-- Task to carry out --
Pull every line containing the word "code" from the records.

>> Start

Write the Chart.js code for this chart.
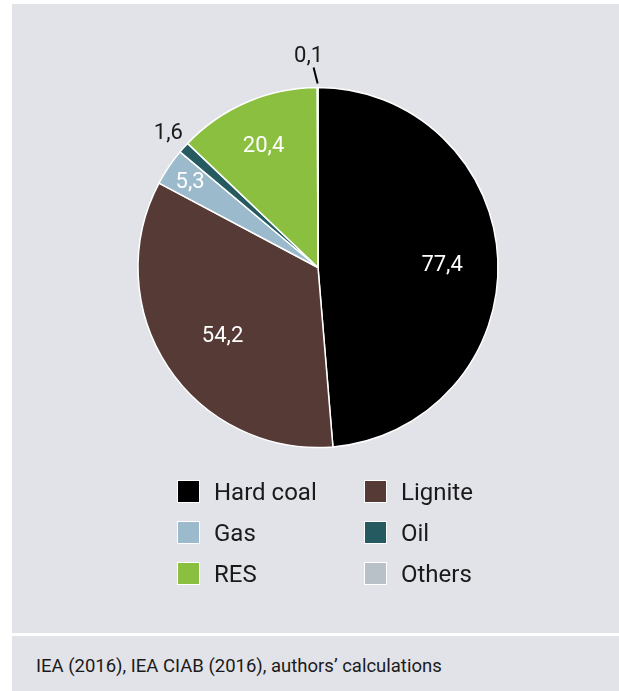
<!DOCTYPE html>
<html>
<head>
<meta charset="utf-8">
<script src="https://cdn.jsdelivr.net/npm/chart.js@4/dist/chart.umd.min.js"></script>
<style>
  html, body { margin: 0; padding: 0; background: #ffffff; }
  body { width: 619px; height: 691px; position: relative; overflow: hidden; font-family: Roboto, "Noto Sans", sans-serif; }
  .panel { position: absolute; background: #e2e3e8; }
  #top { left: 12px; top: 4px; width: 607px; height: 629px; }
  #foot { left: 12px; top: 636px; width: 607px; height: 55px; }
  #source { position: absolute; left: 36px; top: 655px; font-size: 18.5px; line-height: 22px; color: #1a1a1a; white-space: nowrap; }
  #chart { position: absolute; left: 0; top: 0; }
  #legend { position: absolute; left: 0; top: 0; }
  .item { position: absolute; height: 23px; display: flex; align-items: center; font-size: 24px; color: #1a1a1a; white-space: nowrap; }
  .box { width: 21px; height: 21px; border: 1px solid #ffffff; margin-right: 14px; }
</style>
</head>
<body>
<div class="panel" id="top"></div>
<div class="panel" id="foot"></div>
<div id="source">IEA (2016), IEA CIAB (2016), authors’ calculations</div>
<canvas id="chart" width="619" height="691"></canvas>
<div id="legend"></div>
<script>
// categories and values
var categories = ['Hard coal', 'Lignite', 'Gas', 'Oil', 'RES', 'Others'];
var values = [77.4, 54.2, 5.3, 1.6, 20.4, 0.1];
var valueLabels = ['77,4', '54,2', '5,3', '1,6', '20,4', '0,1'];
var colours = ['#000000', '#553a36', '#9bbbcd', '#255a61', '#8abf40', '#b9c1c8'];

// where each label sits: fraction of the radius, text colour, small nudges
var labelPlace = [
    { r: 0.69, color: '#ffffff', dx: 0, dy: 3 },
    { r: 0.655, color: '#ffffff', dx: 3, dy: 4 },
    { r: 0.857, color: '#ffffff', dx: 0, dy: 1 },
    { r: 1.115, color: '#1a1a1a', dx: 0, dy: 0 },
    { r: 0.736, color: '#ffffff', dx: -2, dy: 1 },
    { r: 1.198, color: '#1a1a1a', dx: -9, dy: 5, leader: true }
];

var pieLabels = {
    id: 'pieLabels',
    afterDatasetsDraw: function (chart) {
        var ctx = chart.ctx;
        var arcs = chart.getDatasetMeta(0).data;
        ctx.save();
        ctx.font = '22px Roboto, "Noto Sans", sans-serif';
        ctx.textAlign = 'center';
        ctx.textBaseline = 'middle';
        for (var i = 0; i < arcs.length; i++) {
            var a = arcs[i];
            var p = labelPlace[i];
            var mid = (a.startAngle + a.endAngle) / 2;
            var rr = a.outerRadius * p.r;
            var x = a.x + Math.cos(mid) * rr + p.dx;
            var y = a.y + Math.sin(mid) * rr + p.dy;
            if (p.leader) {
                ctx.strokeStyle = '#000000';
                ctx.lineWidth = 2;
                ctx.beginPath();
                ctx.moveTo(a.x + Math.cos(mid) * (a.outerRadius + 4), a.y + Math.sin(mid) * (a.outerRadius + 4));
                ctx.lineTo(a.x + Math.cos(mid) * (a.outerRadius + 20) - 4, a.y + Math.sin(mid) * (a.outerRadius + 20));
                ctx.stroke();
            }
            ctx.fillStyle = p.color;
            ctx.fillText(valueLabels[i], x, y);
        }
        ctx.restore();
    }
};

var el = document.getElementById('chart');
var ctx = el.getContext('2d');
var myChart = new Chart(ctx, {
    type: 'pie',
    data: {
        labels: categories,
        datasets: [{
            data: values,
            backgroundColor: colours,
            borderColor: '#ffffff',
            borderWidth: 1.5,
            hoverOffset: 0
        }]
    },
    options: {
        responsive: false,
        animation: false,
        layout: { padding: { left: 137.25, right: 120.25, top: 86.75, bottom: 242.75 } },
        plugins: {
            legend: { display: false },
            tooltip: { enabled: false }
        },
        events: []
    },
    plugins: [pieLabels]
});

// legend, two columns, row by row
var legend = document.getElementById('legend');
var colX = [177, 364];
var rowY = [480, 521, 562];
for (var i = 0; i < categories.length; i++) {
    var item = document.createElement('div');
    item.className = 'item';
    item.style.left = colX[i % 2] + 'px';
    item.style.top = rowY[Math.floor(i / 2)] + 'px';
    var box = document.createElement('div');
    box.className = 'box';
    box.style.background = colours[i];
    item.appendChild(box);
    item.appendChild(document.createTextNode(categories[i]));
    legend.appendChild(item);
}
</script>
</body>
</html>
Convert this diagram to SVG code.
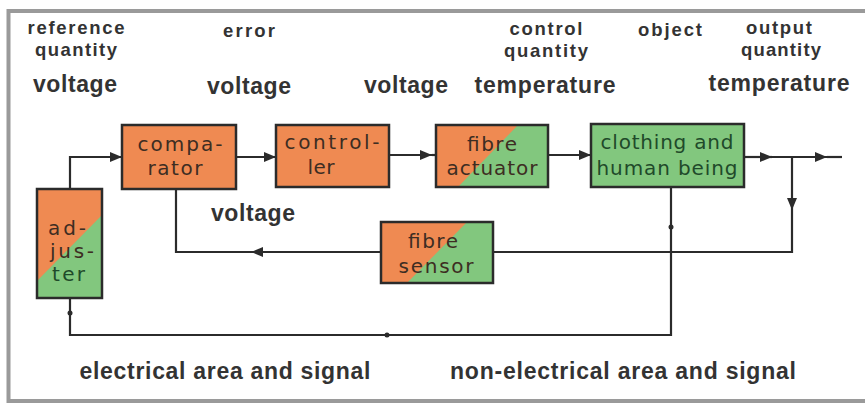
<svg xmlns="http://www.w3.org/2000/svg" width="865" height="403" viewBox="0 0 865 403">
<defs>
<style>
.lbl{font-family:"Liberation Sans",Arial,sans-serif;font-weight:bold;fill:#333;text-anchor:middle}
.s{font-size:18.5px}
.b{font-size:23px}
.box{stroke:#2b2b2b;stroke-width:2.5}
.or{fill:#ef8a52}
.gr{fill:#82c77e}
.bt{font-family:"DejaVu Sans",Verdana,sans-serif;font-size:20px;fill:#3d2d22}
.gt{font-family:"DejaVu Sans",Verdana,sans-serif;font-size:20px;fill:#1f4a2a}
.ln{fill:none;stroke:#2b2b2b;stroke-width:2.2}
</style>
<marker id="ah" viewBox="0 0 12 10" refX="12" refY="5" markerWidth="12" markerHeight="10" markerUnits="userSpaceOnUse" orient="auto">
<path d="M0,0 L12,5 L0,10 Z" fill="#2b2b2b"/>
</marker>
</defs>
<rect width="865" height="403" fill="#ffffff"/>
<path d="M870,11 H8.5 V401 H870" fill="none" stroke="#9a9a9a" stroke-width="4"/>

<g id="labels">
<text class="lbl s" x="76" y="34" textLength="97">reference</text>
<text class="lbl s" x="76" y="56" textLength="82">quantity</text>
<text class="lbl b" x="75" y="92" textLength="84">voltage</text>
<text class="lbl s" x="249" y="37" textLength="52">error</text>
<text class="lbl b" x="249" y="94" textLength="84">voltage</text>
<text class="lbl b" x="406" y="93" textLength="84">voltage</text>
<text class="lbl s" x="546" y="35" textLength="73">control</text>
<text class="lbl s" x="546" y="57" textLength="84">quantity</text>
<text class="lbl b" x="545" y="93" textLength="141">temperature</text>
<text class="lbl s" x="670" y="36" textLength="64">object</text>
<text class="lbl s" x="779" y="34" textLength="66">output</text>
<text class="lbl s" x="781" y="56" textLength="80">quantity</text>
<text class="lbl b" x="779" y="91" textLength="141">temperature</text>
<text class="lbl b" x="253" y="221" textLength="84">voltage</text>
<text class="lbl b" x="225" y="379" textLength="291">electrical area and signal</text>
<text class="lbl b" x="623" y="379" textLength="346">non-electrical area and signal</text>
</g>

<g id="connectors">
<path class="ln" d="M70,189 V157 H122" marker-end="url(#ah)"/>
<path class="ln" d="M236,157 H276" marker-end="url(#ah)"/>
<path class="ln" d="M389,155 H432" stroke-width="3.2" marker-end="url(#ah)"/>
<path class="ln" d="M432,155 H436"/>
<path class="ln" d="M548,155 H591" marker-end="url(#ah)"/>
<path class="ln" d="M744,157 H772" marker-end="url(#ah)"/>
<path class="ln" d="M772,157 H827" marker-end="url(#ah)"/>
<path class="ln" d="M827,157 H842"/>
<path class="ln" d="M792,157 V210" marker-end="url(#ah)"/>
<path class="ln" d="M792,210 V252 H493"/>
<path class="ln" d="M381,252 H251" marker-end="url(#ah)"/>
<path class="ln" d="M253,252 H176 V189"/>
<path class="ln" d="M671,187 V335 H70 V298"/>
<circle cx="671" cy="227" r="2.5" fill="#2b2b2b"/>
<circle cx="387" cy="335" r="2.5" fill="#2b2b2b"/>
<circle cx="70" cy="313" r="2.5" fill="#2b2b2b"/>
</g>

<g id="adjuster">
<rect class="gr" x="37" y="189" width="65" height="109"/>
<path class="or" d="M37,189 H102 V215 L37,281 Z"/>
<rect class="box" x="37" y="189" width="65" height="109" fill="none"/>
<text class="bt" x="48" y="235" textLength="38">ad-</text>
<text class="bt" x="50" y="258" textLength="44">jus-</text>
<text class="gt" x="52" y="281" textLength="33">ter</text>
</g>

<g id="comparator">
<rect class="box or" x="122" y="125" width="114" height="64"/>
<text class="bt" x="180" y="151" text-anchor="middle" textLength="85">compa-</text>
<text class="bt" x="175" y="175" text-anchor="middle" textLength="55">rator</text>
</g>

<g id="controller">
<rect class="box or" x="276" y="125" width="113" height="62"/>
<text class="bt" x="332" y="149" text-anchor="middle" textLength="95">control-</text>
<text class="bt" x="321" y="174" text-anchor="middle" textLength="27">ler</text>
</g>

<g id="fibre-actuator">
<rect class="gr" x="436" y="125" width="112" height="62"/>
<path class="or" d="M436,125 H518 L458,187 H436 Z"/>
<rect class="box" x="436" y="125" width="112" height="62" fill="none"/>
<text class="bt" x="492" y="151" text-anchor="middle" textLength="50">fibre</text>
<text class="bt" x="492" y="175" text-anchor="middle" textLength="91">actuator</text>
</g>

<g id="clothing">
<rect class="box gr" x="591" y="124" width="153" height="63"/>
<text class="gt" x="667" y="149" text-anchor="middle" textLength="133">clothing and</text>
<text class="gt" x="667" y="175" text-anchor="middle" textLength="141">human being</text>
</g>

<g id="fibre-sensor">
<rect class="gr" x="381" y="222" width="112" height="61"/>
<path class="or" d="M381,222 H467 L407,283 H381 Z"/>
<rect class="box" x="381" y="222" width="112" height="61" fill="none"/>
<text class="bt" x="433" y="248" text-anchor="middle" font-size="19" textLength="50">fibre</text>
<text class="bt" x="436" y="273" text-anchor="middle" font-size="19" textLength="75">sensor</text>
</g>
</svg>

>> End

-- Solution to the exercise --
Write the Chart.js code for this chart.
Convert this diagram to SVG code.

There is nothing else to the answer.